▶ [PROBLEM TO WORK ON]:
In the material below, please retype the lines from the very first through the one with "(importIdECS) at (311,1895)", exactly and without pictures.

▶ [DATA]:
BEGIN

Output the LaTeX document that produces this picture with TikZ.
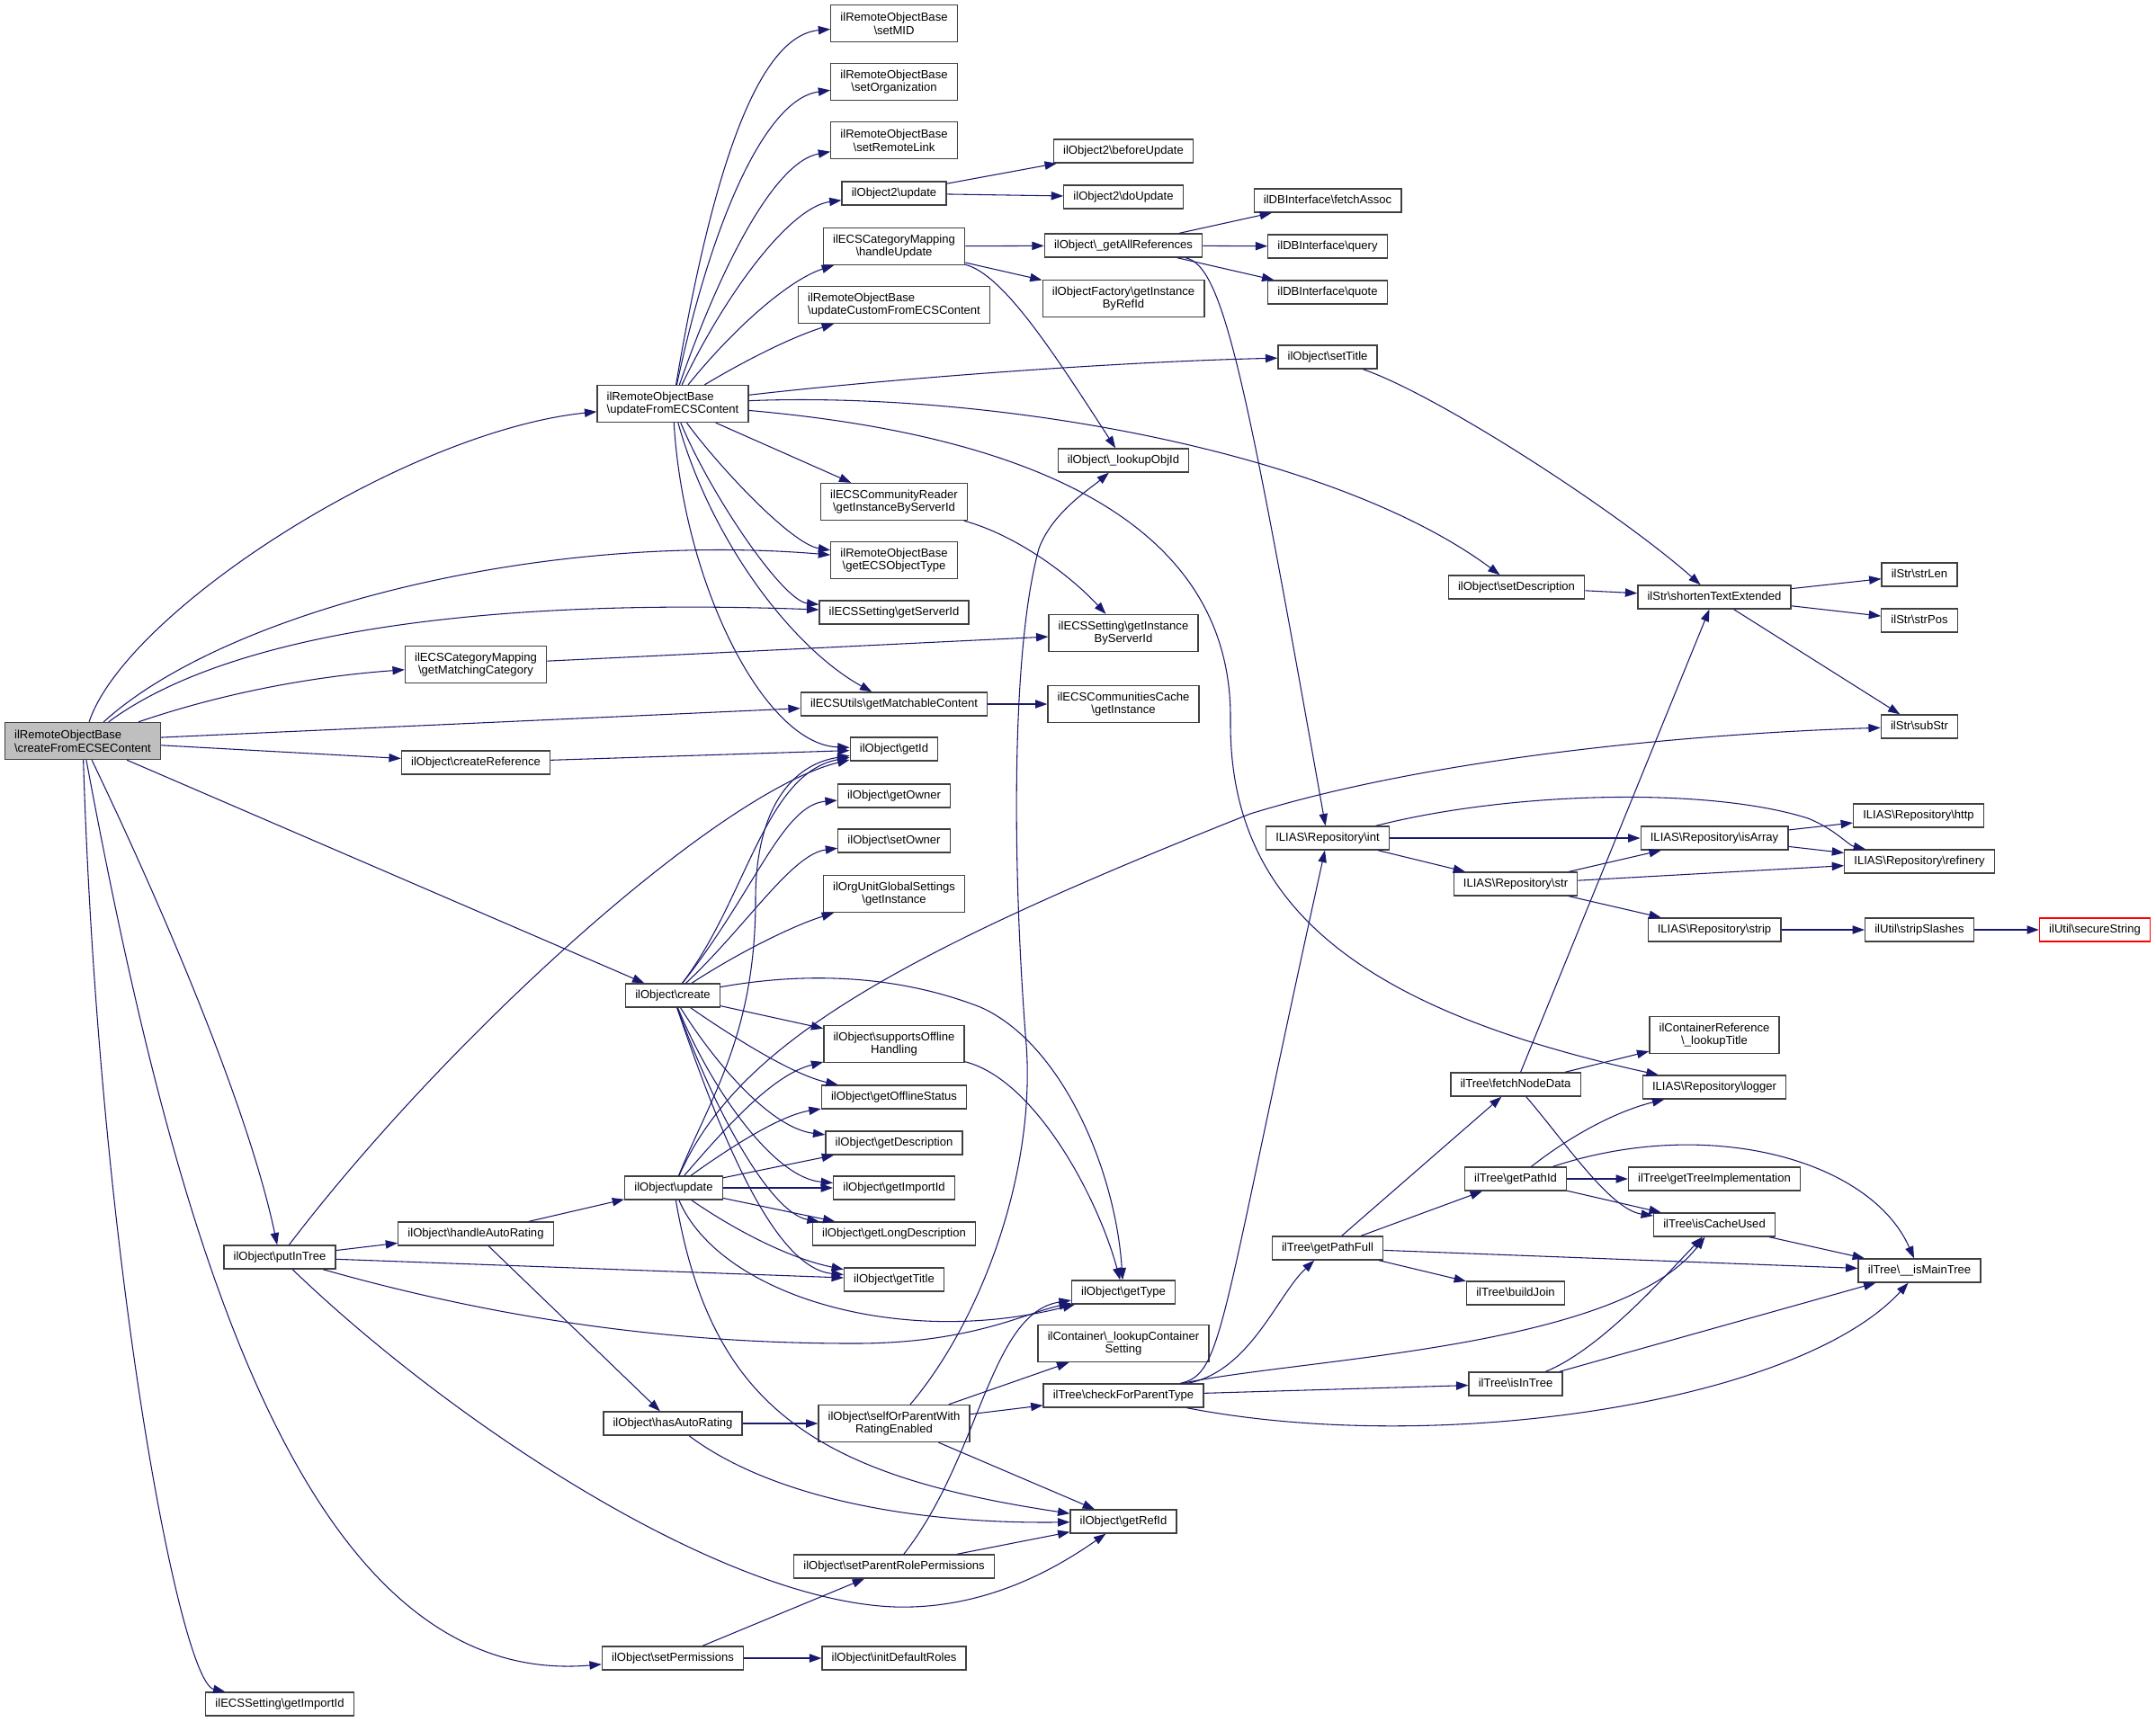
\documentclass[tikz,border=0pt]{standalone}
\usepackage{fontspec}
\setmainfont{Liberation Sans}
\usepackage{xcolor}
\usepackage{tikz}
\usetikzlibrary{arrows.meta}
\definecolor{edgeblue}{HTML}{191970}
\definecolor{boxgrey}{HTML}{404040}
\newcommand{\bsep}{\textbackslash}

\begin{document}
\begin{tikzpicture}[x=0.75pt, y=-0.75pt,
    box/.style={draw=boxgrey, line width=1pt, fill=white, font=\fontsize{9.8}{11}\selectfont, inner xsep=8pt, inner ysep=0pt},
    fn/.style={box, minimum height=19.5pt, text height=7pt, text depth=2pt},
    fn2/.style={box, minimum height=30.75pt, align=center},
    call/.style={draw=edgeblue, line width=0.8pt, -{Triangle[length=10pt,width=7pt]}}]
    \useasboundingbox (0,0) rectangle (2397,1914);

    \node[fn2, align=left, fill=gray!50] (root) at (92,824) {ilRemoteObjectBase\\\bsep createFromECSEContent};

    \node[fn2, align=left] (upFromECS) at (748,449) {ilRemoteObjectBase\\\bsep updateFromECSContent};
    \node[fn2] (matchCat) at (529,739) {ilECSCategoryMapping\\\bsep getMatchingCategory};
    \node[fn] (createRef) at (529,848) {ilObject\bsep createReference};
    \node[fn] (objCreate) at (748,1107) {ilObject\bsep create};
    \node[fn] (putInTree) at (311,1398) {ilObject\bsep putInTree};
    \node[fn] (autoRating) at (529,1372) {ilObject\bsep handleAutoRating};
    \node[fn] (objUpdate) at (749,1321) {ilObject\bsep update};
    \node[fn] (hasRating) at (748,1583) {ilObject\bsep hasAutoRating};
    \node[fn] (setPerms) at (748,1844) {ilObject\bsep setPermissions};
    \node[fn] (importIdECS) at (311,1895) {ilECSSetting\bsep getImportId};

    \node[fn2] (setMID) at (994,26) {ilRemoteObjectBase\\\bsep setMID};
    \node[fn2] (setOrg) at (994,91) {ilRemoteObjectBase\\\bsep setOrganization};
    \node[fn2] (setLink) at (994,156) {ilRemoteObjectBase\\\bsep setRemoteLink};
    \node[fn] (obj2Update) at (994,215) {ilObject2\bsep update};
    \node[fn2] (handleUpd) at (994,274) {ilECSCategoryMapping\\\bsep handleUpdate};
    \node[fn2, align=left] (updCustom) at (994,339) {ilRemoteObjectBase\\\bsep updateCustomFromECSContent};
    \node[fn2] (readerInst) at (994,558) {ilECSCommunityReader\\\bsep getInstanceByServerId};
    \node[fn2] (objType) at (994,623) {ilRemoteObjectBase\\\bsep getECSObjectType};
    \node[fn] (serverId) at (994,681) {ilECSSetting\bsep getServerId};
    \node[fn] (matchable) at (994,783) {ilECSUtils\bsep getMatchableContent};
    \node[fn] (getId) at (994,833) {ilObject\bsep getId};
    \node[fn] (getOwner) at (994,885) {ilObject\bsep getOwner};
    \node[fn] (setOwner) at (994,935) {ilObject\bsep setOwner};
    \node[fn2] (orgUnit) at (994,994) {ilOrgUnitGlobalSettings\\\bsep getInstance};
    \node[fn2] (offline) at (994,1161) {ilObject\bsep supportsOffline\\Handling};
    \node[fn] (offStatus) at (994,1220) {ilObject\bsep getOfflineStatus};
    \node[fn] (getDescr) at (994,1271) {ilObject\bsep getDescription};
    \node[fn] (importId) at (994,1321) {ilObject\bsep getImportId};
    \node[fn] (longDescr) at (994,1372) {ilObject\bsep getLongDescription};
    \node[fn] (getTitle) at (994,1423) {ilObject\bsep getTitle};
    \node[fn2] (selfRating) at (994,1583) {ilObject\bsep selfOrParentWith\\RatingEnabled};
    \node[fn] (parentPerms) at (994,1742) {ilObject\bsep setParentRolePermissions};
    \node[fn] (initRoles) at (994,1844) {ilObject\bsep initDefaultRoles};

    \node[fn] (beforeUpd) at (1249,168) {ilObject2\bsep beforeUpdate};
    \node[fn] (doUpd) at (1249,219) {ilObject2\bsep doUpdate};
    \node[fn] (allRefs) at (1249,273) {ilObject\bsep\_getAllReferences};
    \node[fn2] (factory) at (1249,332) {ilObjectFactory\bsep getInstance\\ByRefId};
    \node[fn] (lookupObj) at (1249,512) {ilObject\bsep\_lookupObjId};
    \node[fn2] (settingInst) at (1249,704) {ilECSSetting\bsep getInstance\\ByServerId};
    \node[fn2] (cacheInst) at (1249,783) {ilECSCommunitiesCache\\\bsep getInstance};
    \node[fn] (getType) at (1249,1437) {ilObject\bsep getType};
    \node[fn2] (containerSet) at (1249,1494) {ilContainer\bsep\_lookupContainer\\Setting};
    \node[fn] (parentType) at (1249,1552) {ilTree\bsep checkForParentType};
    \node[fn] (getRefId) at (1249,1692) {ilObject\bsep getRefId};

    \node[fn] (fetchAssoc) at (1476,223) {ilDBInterface\bsep fetchAssoc};
    \node[fn] (dbQuery) at (1476,274) {ilDBInterface\bsep query};
    \node[fn] (dbQuote) at (1476,325) {ilDBInterface\bsep quote};
    \node[fn] (setTitle) at (1476,397) {ilObject\bsep setTitle};
    \node[fn] (repoInt) at (1476,932) {ILIAS\bsep Repository\bsep int};
    \node[fn] (pathFull) at (1476,1388) {ilTree\bsep getPathFull};

    \node[fn] (setDescr) at (1686,653) {ilObject\bsep setDescription};
    \node[fn] (repoStr) at (1685,983) {ILIAS\bsep Repository\bsep str};
    \node[fn] (nodeData) at (1685,1206) {ilTree\bsep fetchNodeData};
    \node[fn] (pathId) at (1685,1311) {ilTree\bsep getPathId};
    \node[fn] (buildJoin) at (1685,1438) {ilTree\bsep buildJoin};
    \node[fn] (isInTree) at (1685,1539) {ilTree\bsep isInTree};

    \node[fn] (shorten) at (1906,664) {ilStr\bsep shortenTextExtended};
    \node[fn] (isArray) at (1906,932) {ILIAS\bsep Repository\bsep isArray};
    \node[fn] (repoStrip) at (1906,1034) {ILIAS\bsep Repository\bsep strip};
    \node[fn2] (lookupTitle) at (1906,1151) {ilContainerReference\\\bsep\_lookupTitle};
    \node[fn] (logger) at (1906,1209) {ILIAS\bsep Repository\bsep logger};
    \node[fn] (treeImpl) at (1906,1311) {ilTree\bsep getTreeImplementation};
    \node[fn] (cacheUsed) at (1906,1362) {ilTree\bsep isCacheUsed};

    \node[fn] (strLen) at (2134,639) {ilStr\bsep strLen};
    \node[fn] (strPos) at (2134,690) {ilStr\bsep strPos};
    \node[fn] (subStr) at (2134,808) {ilStr\bsep subStr};
    \node[fn] (repoHttp) at (2133,907) {ILIAS\bsep Repository\bsep http};
    \node[fn] (refinery) at (2134,958) {ILIAS\bsep Repository\bsep refinery};
    \node[fn] (stripSl) at (2134,1034) {ilUtil\bsep stripSlashes};
    \node[fn] (mainTree) at (2134,1413) {ilTree\bsep\_\_isMainTree};
    \node[fn, draw=red] (secure) at (2329,1034) {ilUtil\bsep secureString};

    \draw[call] (root) .. controls (140,680) and (450,480) .. (upFromECS);
    \draw[call] (root) .. controls (250,680) and (600,590) .. (objType);
    \draw[call] (root) .. controls (260,700) and (550,665) .. (serverId);
    \draw[call] (root) .. controls (250,770) and (350,752) .. (matchCat);
    \draw[call] (root) -- (matchable);
    \draw[call] (root) -- (createRef);
    \draw[call] (root) -- (objCreate);
    \draw[call] (root) .. controls (200,1050) and (280,1250) .. (putInTree);
    \draw[call] (root) .. controls (190,1350) and (330,1880) .. (setPerms);
    \draw[call] (root) .. controls (110,1400) and (200,1870) .. (importIdECS);

    \draw[call] (upFromECS) .. controls (790,200) and (840,40) .. (setMID);
    \draw[call] (upFromECS) .. controls (790,250) and (850,110) .. (setOrg);
    \draw[call] (upFromECS) .. controls (800,300) and (860,180) .. (setLink);
    \draw[call] (upFromECS) .. controls (810,320) and (880,230) .. (obj2Update);
    \draw[call] (upFromECS) .. controls (820,360) and (880,310) .. (handleUpd);
    \draw[call] (upFromECS) .. controls (830,400) and (880,375) .. (updCustom);
    \draw[call] (upFromECS) .. controls (1000,420) and (1250,402) .. (setTitle);
    \draw[call] (upFromECS) .. controls (1100,435) and (1480,500) .. (setDescr);
    \draw[call] (upFromECS) .. controls (1100,480) and (1370,560) .. (1368,800) .. controls (1366,1000) and (1500,1120) .. (logger);
    \draw[call] (upFromECS) -- (readerInst);
    \draw[call] (upFromECS) .. controls (800,520) and (880,605) .. (objType);
    \draw[call] (upFromECS) .. controls (790,550) and (870,668) .. (serverId);
    \draw[call] (upFromECS) .. controls (790,600) and (880,720) .. (matchable);
    \draw[call] (upFromECS) .. controls (760,650) and (850,828) .. (getId);

    \draw[call] (obj2Update) -- (beforeUpd);
    \draw[call] (obj2Update) -- (doUpd);
    \draw[call] (handleUpd) -- (allRefs);
    \draw[call] (handleUpd) -- (factory);
    \draw[call] (handleUpd) .. controls (1115,305) and (1170,390) .. (lookupObj);
    \draw[call] (allRefs) -- (fetchAssoc);
    \draw[call] (allRefs) -- (dbQuery);
    \draw[call] (allRefs) -- (dbQuote);
    \draw[call] (allRefs) .. controls (1360,295) and (1385,420) .. (repoInt);
    \draw[call] (readerInst) .. controls (1130,595) and (1190,640) .. (settingInst);
    \draw[call] (matchCat) -- (settingInst);
    \draw[call] (matchable) -- (cacheInst);
    \draw[call] (createRef) -- (getId);

    \draw[call] (objCreate) .. controls (830,1000) and (850,860) .. (getId);
    \draw[call] (objCreate) .. controls (840,990) and (870,895) .. (getOwner);
    \draw[call] (objCreate) .. controls (830,1030) and (880,950) .. (setOwner);
    \draw[call] (objCreate) .. controls (820,1060) and (880,1030) .. (orgUnit);
    \draw[call] (objCreate) .. controls (900,1080) and (1000,1085) .. (1090,1120) .. controls (1180,1160) and (1240,1300) .. (getType);
    \draw[call] (objCreate) -- (offline);
    \draw[call] (objCreate) .. controls (810,1150) and (880,1195) .. (offStatus);
    \draw[call] (objCreate) .. controls (800,1190) and (860,1255) .. (getDescr);
    \draw[call] (objCreate) .. controls (790,1210) and (860,1310) .. (importId);
    \draw[call] (objCreate) .. controls (800,1250) and (860,1350) .. (longDescr);
    \draw[call] (objCreate) .. controls (800,1260) and (860,1410) .. (getTitle);

    \draw[call] (putInTree) .. controls (500,1150) and (800,880) .. (getId);
    \draw[call] (putInTree) -- (autoRating);
    \draw[call] (putInTree) -- (getTitle);
    \draw[call] (putInTree) .. controls (600,1480) and (800,1494) .. (950,1494) .. controls (1080,1494) and (1140,1460) .. (getType);
    \draw[call] (putInTree) .. controls (500,1580) and (800,1780) .. (995,1787) .. controls (1100,1790) and (1180,1740) .. (getRefId);
    \draw[call] (autoRating) -- (objUpdate);
    \draw[call] (autoRating) -- (hasRating);

    \draw[call] (objUpdate) .. controls (790,1220) and (840,1150) .. (840,1000) .. controls (840,900) and (880,850) .. (getId);
    \draw[call] (objUpdate) .. controls (820,1160) and (1000,1060) .. (1390,905) .. controls (1600,840) and (1900,815) .. (subStr);
    \draw[call] (objUpdate) .. controls (810,1250) and (860,1195) .. (offline);
    \draw[call] (objUpdate) .. controls (820,1270) and (870,1240) .. (offStatus);
    \draw[call] (objUpdate) -- (getDescr);
    \draw[call] (objUpdate) -- (importId);
    \draw[call] (objUpdate) -- (longDescr);
    \draw[call] (objUpdate) .. controls (820,1370) and (880,1400) .. (getTitle);
    \draw[call] (objUpdate) .. controls (800,1440) and (1000,1500) .. (getType);
    \draw[call] (objUpdate) .. controls (790,1560) and (900,1640) .. (getRefId);

    \draw[call] (hasRating) -- (selfRating);
    \draw[call] (hasRating) .. controls (850,1660) and (1000,1695) .. (getRefId);
    \draw[call] (selfRating) .. controls (1090,1470) and (1155,1300) .. (1140,1150) .. controls (1125,950) and (1125,720) .. (1155,610) .. controls (1170,570) and (1210,545) .. (lookupObj);
    \draw[call] (selfRating) -- (containerSet);
    \draw[call] (selfRating) -- (parentType);
    \draw[call] (selfRating) -- (getRefId);
    \draw[call] (parentPerms) .. controls (1090,1620) and (1100,1460) .. (getType);
    \draw[call] (parentPerms) -- (getRefId);
    \draw[call] (setPerms) -- (parentPerms);
    \draw[call] (setPerms) -- (initRoles);
    \draw[call] (offline) .. controls (1150,1200) and (1220,1330) .. (getType);

    \draw[call] (setTitle) .. controls (1600,440) and (1800,570) .. (shorten);
    \draw[call] (setDescr) -- (shorten);
    \draw[call] (shorten) -- (strLen);
    \draw[call] (shorten) -- (strPos);
    \draw[call] (shorten) -- (subStr);
    \draw[call] (repoInt) -- (isArray);
    \draw[call] (repoInt) -- (repoStr);
    \draw[call] (repoInt) .. controls (1680,880) and (1900,875) .. (2010,910) .. controls (2040,922) and (2055,940) .. (refinery);
    \draw[call] (repoStr) -- (isArray);
    \draw[call] (repoStr) -- (refinery);
    \draw[call] (repoStr) -- (repoStrip);
    \draw[call] (isArray) -- (repoHttp);
    \draw[call] (isArray) -- (refinery);
    \draw[call] (repoStrip) -- (stripSl);
    \draw[call] (stripSl) -- (secure);

    \draw[call] (parentType) .. controls (1360,1528) and (1355,1480) .. (repoInt);
    \draw[call] (parentType) .. controls (1390,1525) and (1420,1440) .. (pathFull);
    \draw[call] (parentType) .. controls (1450,1510) and (1800,1500) .. (cacheUsed);
    \draw[call] (parentType) -- (isInTree);
    \draw[call] (parentType) .. controls (1600,1620) and (2000,1560) .. (mainTree);
    \draw[call] (pathFull) -- (nodeData);
    \draw[call] (pathFull) -- (pathId);
    \draw[call] (pathFull) -- (mainTree);
    \draw[call] (pathFull) -- (buildJoin);
    \draw[call] (nodeData) -- (shorten);
    \draw[call] (nodeData) -- (lookupTitle);
    \draw[call] (nodeData) .. controls (1740,1270) and (1790,1345) .. (cacheUsed);
    \draw[call] (pathId) .. controls (1750,1260) and (1800,1235) .. (logger);
    \draw[call] (pathId) .. controls (1900,1240) and (2080,1290) .. (mainTree);
    \draw[call] (pathId) -- (treeImpl);
    \draw[call] (pathId) -- (cacheUsed);
    \draw[call] (cacheUsed) -- (mainTree);
    \draw[call] (isInTree) .. controls (1780,1500) and (1850,1420) .. (cacheUsed);
    \draw[call] (isInTree) -- (mainTree);
\end{tikzpicture}
\end{document}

END

▶ [TASK ANSWER]:
Output the LaTeX document that produces this picture with TikZ.
\documentclass[tikz,border=0pt]{standalone}
\usepackage{fontspec}
\setmainfont{Liberation Sans}
\usepackage{xcolor}
\usepackage{tikz}
\usetikzlibrary{arrows.meta}
\definecolor{edgeblue}{HTML}{191970}
\definecolor{boxgrey}{HTML}{404040}
\newcommand{\bsep}{\textbackslash}

\begin{document}
\begin{tikzpicture}[x=0.75pt, y=-0.75pt,
    box/.style={draw=boxgrey, line width=1pt, fill=white, font=\fontsize{9.8}{11}\selectfont, inner xsep=8pt, inner ysep=0pt},
    fn/.style={box, minimum height=19.5pt, text height=7pt, text depth=2pt},
    fn2/.style={box, minimum height=30.75pt, align=center},
    call/.style={draw=edgeblue, line width=0.8pt, -{Triangle[length=10pt,width=7pt]}}]
    \useasboundingbox (0,0) rectangle (2397,1914);

    \node[fn2, align=left, fill=gray!50] (root) at (92,824) {ilRemoteObjectBase\\\bsep createFromECSEContent};

    \node[fn2, align=left] (upFromECS) at (748,449) {ilRemoteObjectBase\\\bsep updateFromECSContent};
    \node[fn2] (matchCat) at (529,739) {ilECSCategoryMapping\\\bsep getMatchingCategory};
    \node[fn] (createRef) at (529,848) {ilObject\bsep createReference};
    \node[fn] (objCreate) at (748,1107) {ilObject\bsep create};
    \node[fn] (putInTree) at (311,1398) {ilObject\bsep putInTree};
    \node[fn] (autoRating) at (529,1372) {ilObject\bsep handleAutoRating};
    \node[fn] (objUpdate) at (749,1321) {ilObject\bsep update};
    \node[fn] (hasRating) at (748,1583) {ilObject\bsep hasAutoRating};
    \node[fn] (setPerms) at (748,1844) {ilObject\bsep setPermissions};
    \node[fn] (importIdECS) at (311,1895) {ilECSSetting\bsep getImportId};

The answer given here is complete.